The key advantage of a hierarchical database is its ease of use. The one-to-many organization of data makes traversing the database simple and fast, which is ideal for use cases such as website drop-down menus or computer folders in systems like Microsoft Windows OS. Due to the separation of the tables from physical storage structures, information can easily be added or deleted without affecting the entirety of the database. And most major programming languages offer functionality for reading tree structure databases.

  1. Promotes data sharing
  2. Parent/child relationship promotes
  3. conceptual simplicity and data integrity
  4. Database security is provided and enforced by DBMS
  5. Efficient with 1:M relationships
  6. the hierarchical database model is a very efficient one when the database contains a large number of 1:n relationships and when the users require large number of transactions, using data whose relationships are fixed. 
  7. Hierarchical database was the first database model that offered the data security that is provided and enforced by DBMS.

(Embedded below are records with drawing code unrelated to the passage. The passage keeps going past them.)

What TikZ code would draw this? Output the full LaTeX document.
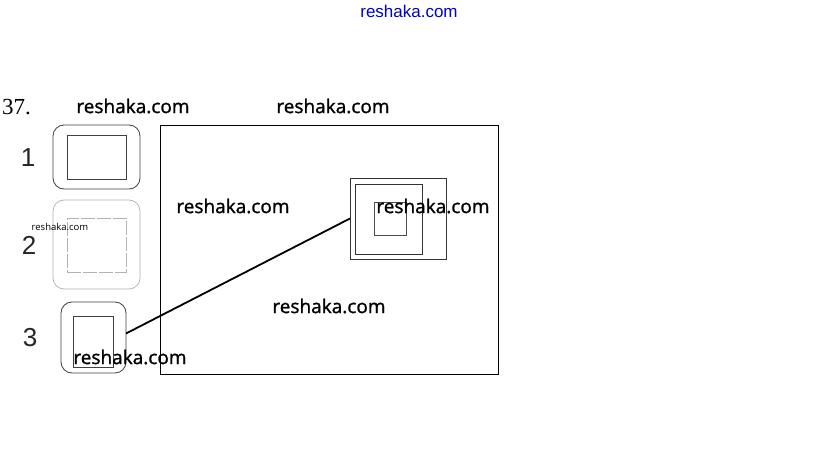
\documentclass[tikz,border=0pt]{standalone}
\usepackage{fontspec}
\setmainfont{Liberation Serif}
\newfontfamily\wmfont[FakeBold=1.2]{Open Sans}
\newfontfamily\wmsmall{Open Sans}
\newfontfamily\arialfont{Liberation Sans}
\begin{document}
\begin{tikzpicture}[x=1pt,y=-1pt,
  box/.style={draw=black!75,line width=0.8pt,inner sep=0pt,outer sep=0pt},
  rbox/.style={box,rounded corners=11pt},
  faint/.style={draw=black!30,line width=0.7pt},
  wm/.style={font=\wmfont\fontsize{19}{19}\selectfont,inner sep=0pt},
  digit/.style={font=\arialfont\fontsize{26}{26}\selectfont,inner sep=0pt,text=black!85},
  conn/.style={draw=black,line width=1.8pt}]
\useasboundingbox[fill=white] (0,0) rectangle (815,468);
% items
\node[rbox,minimum width=87pt,minimum height=64pt] (o1) at (96.5,157) {};
\node[box,minimum width=59pt,minimum height=44pt] (i1) at (96.5,157) {};
\node[rbox,faint,minimum width=87pt,minimum height=89pt] (o2) at (96.5,244.5) {};
\node[box,faint,dash pattern=on 14pt off 2pt,minimum width=59pt,minimum height=54pt] (i2) at (96.5,245) {};
\node[rbox,minimum width=65pt,minimum height=71pt] (o3) at (93.5,337.5) {};
\node[box,minimum width=40pt,minimum height=51pt] (i3) at (93,341.5) {};
% big frame
\node[box,draw=black,minimum width=338pt,minimum height=249pt] (frame) at (329,249.5) {};
\node[box,draw=black!80,minimum width=96pt,minimum height=81pt] (sqo) at (398,218.5) {};
\node[box,draw=black!80,minimum width=67pt,minimum height=70pt] (sqm) at (388.5,219) {};
\node[box,draw=black!70,minimum width=32pt,minimum height=33pt] (sqi) at (390,218.5) {};
% connector
\draw[conn] ([yshift=4pt]o3.east) -- (sqo.west);
% labels
\node[digit] (d1) at (28,158) {1};
\node[digit] (d2) at (29,245) {2};
\node[digit] (d3) at (30,338) {3};
\node[font=\fontsize{23}{23}\selectfont,inner sep=0pt,anchor=west] (num) at (2,107) {37.};
% watermarks
\node[font=\arialfont\fontsize{17}{17}\selectfont,text=blue!80!black,inner sep=0pt] (wtop) at (409,11) {reshaka.com};
\node[wm] (w1) at (133,106) {reshaka.com};
\node[wm] (w2) at (333,106) {reshaka.com};
\node[wm] (w3) at (233,206) {reshaka.com};
\node[wm] (w4) at (433,206) {reshaka.com};
\node[wm] (w5) at (329,306) {reshaka.com};
\node[wm] (w6) at (130,357) {reshaka.com};
\node[font=\wmsmall\fontsize{9.5}{9.5}\selectfont,inner sep=0pt] (w7) at (60,227) {reshaka.com};
\end{tikzpicture}
\end{document}
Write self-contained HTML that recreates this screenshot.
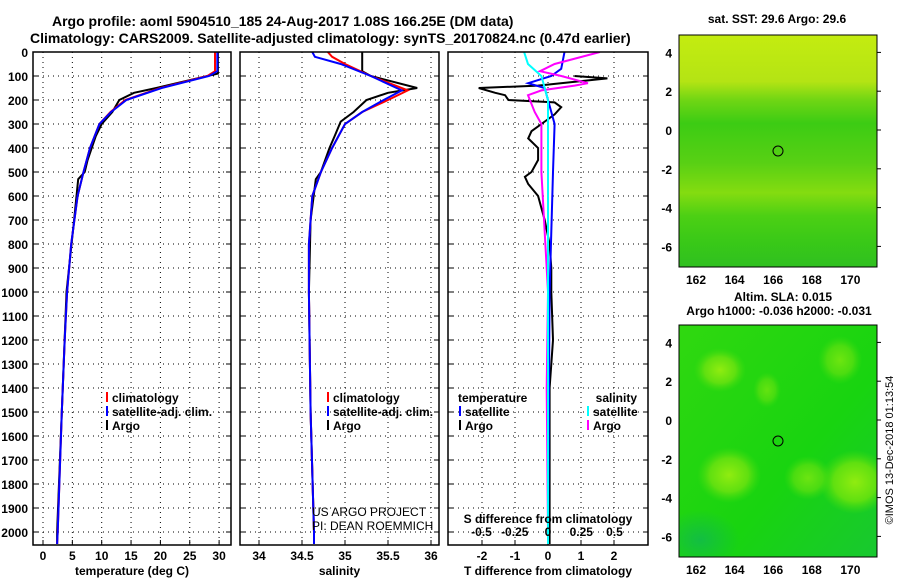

Disadvantages of hierarchical model

The major disadvantage of hierarchical databases is their inflexible nature. The one-to-many structure is not ideal for complex structures as it cannot describe relationships in which each child node has multiple parents nodes. Also the tree-like organization of data requires top-to-bottom sequential searching, which is time consuming, and requires repetitive storage of data in multiple different entities, which can be redundant.

  1. Requires knowledge of physical data storage characteristics
  2. Navigational system requires
  3. knowledge of hierarchical path
  4. Changes in structure require changes in all application programs
  5. Implementation limitations
  6. No data definition
  7. Lack of standards
  8. Although the hierarchical database model is conceptually simple and easy to design, it is quite complex to implement.
  9. if you make any changes in the database structure of hierarchical database, then you need to make the necessary changes in all the application programs that access the database. thus, maintaining the database and the applications can become very difficult.